Aqui se abre o abismo que sempre separará os humanistas revolucionários ateus, da Cruz de Cristo. Alguns dias antes de sua execução, o padre em conversa com o tenente que o prendeu lhe explica por que é necessário nas revoluções atéias que os revolucionários sejam bons: se no começo da revolução os seus adeptos são idealistas e sinceros, logo eles serão subtituídos por outros mais radicais e maus; e então tudo recomeça como antes: voltam as injustiças, as fortunas ilegais, as crueldades, as prisões arbitrárias, a desconfiança geral, as delações. Pelo contrário, continua o padre, "ainda que todos os sacerdotes fossem como eu, covardes, bêbados, pecadores sexuais, isso nada alteraria, porque eles sempre poderão dar Deus aos homens e às mulheres".
É possível Deus aceitar assim o risco de ser dado a homens e mulheres pelas mãos de um pecador? É possível que Ele consinta em fazer depender a Sua presença eucarística, da garrafa de vinho que um soldado imundo e covarde esvazia em meio a risos de deboche? E eu respondo: é possível sim, pois sei que Deus, em Jesus de Nazaré, se entregou de tal modo aos Seus carrascos, que consentiu em ver assim humilhado o Seu poder. Quando o padre pecador vê esvaziar-se a única garrafa de vinho que ainda lhe permitiria celebrar a Missa naquela terra prometida à morte de Deus, seu coração, e também os nossos corações, se amarguram, pois comprendemos que nesse minuto Deus, em Cristo, morre uma vez mais pelos pecadores. Um sacerdote pecador é perseguido pelas estradas do México como se fosse um salteador. Pensamos na frase bíblica: -" Ele foi colocado entre os ímpios." Não nos iludamos: este sacerdote, ainda que pecador, é uma imagem de Cristo entre nós.

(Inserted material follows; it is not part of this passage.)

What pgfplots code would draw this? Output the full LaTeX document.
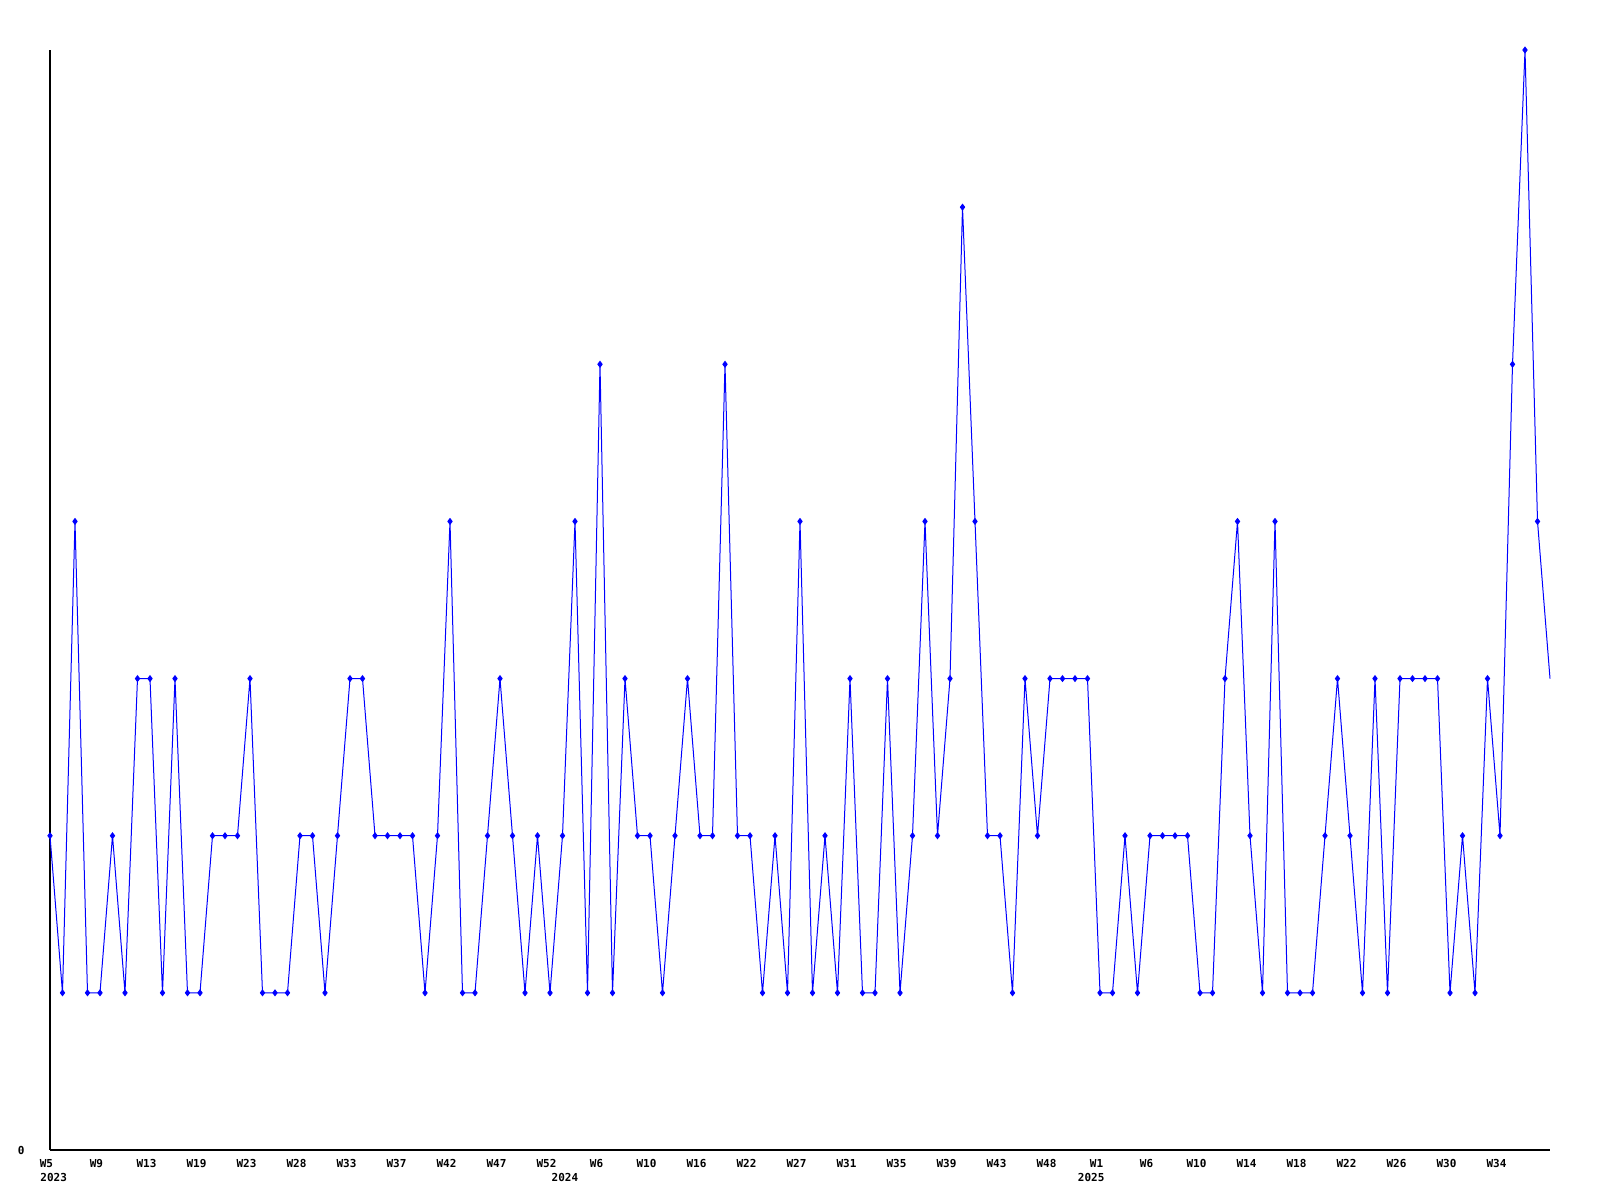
\documentclass[border=0pt]{standalone}
\usepackage{fontspec}
\setmainfont{DejaVu Sans Mono}
\usepackage{pgfplots}
\pgfplotsset{compat=1.18}
\definecolor{lineblue}{RGB}{0,0,255}

% weekly counts, one point per recorded week (index 0 = 2023 W5)
\pgfplotstableread{
i v
0 2
1 1
2 4
3 1
4 1
5 2
6 1
7 3
8 3
9 1
10 3
11 1
12 1
13 2
14 2
15 2
16 3
17 1
18 1
19 1
20 2
21 2
22 1
23 2
24 3
25 3
26 2
27 2
28 2
29 2
30 1
31 2
32 4
33 1
34 1
35 2
36 3
37 2
38 1
39 2
40 1
41 2
42 4
43 1
44 5
45 1
46 3
47 2
48 2
49 1
50 2
51 3
52 2
53 2
54 5
55 2
56 2
57 1
58 2
59 1
60 4
61 1
62 2
63 1
64 3
65 1
66 1
67 3
68 1
69 2
70 4
71 2
72 3
73 6
74 4
75 2
76 2
77 1
78 3
79 2
80 3
81 3
82 3
83 3
84 1
85 1
86 2
87 1
88 2
89 2
90 2
91 2
92 1
93 1
94 3
95 4
96 2
97 1
98 4
99 1
100 1
101 1
102 2
103 3
104 2
105 1
106 3
107 1
108 3
109 3
110 3
111 3
112 1
113 2
114 1
115 3
116 2
117 5
118 7
119 4
120 3
}\weekly

\begin{document}
\begin{tikzpicture}
\begin{axis}[
 scale only axis,
 width=750pt,height=550pt,
 xmin=0,xmax=120,ymin=0,ymax=7,
 axis x line=bottom,axis y line=left,
 axis line style={-,black,line width=0.6pt},
 major tick length=0pt,
 xtick={0,4,...,116},
 xticklabels={W5,W9,W13,W19,W23,W28,W33,W37,W42,W47,W52,W6,W10,W16,W22,W27,W31,W35,W39,W43,W48,W1,W6,W10,W14,W18,W22,W26,W30,W34},
 ytick={0},yticklabels={0},
 /pgf/number format/assume math mode=true,
 ticklabel style={font=\bfseries\fontsize{5.5}{6}\selectfont,inner sep=0pt},
 xticklabel style={anchor=north,xshift=-1.75pt,yshift=-4.5pt},
 yticklabel style={anchor=east,xshift=-12.5pt},
 clip=false,
]
\addplot[lineblue,line width=0.5pt,mark=diamond*,mark size=1.4pt,
 mark indices={1,...,120}] table[x=i,y=v] {\weekly};
\node[anchor=north west,inner sep=0pt,font=\bfseries\fontsize{5.5}{6}\selectfont]
 at (axis cs:-0.8,0) [yshift=-11.5pt] {2023};
\node[anchor=north west,inner sep=0pt,font=\bfseries\fontsize{5.5}{6}\selectfont]
 at (axis cs:40.1,0) [yshift=-11.5pt] {2024};
\node[anchor=north west,inner sep=0pt,font=\bfseries\fontsize{5.5}{6}\selectfont]
 at (axis cs:82.2,0) [yshift=-11.5pt] {2025};
\end{axis}
\path[use as bounding box] (-25pt,-25pt) rectangle (775pt,575pt);
\end{tikzpicture}
\end{document}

Quão grande é a humildade de Deus! E quão grande é também o Seu poder, em meio à fraqueza, pois que uma só palavra saída da boca de um padre pecador, faz desatar a imensa torrente do perdão divino!
O "Poder e a Glória", de Graham Greene, manifesta a força sobrenatural desse paradoxo. A única resposta às orgulhosas doutrinas atéias é o mistério de Deus crucificado, escondido num pouco de pão e num pouco de vinho.
Este livro de Greene nada mais é que um comentário das palavras divinas: NÃO JULGUEIS. Não julgueis o mundo que vos parece abandonado por Deus; ele está habitado por Deus. Não julgueis a humanidade que, aparentemente, matou a Deus; ela foi salva por Deus. Não julgueis a derrota de Deus, espezinhado em instituições oficiais ou públicas, que se entregam à cultura do mal; o poder e a glória de Deus estão ali presentes.
Ouçamos a verdade bíblica: - "Deus serve-se das coisas que não são, para salvar as coisas que são." Uma coisa que não era: a cruz. Sem ela, nós que seríamos nada. Assim é o mistério da Páscoa.
Por que perder a coragem diante do mal? Deus morreu? Mas depois RESSUSCITOU.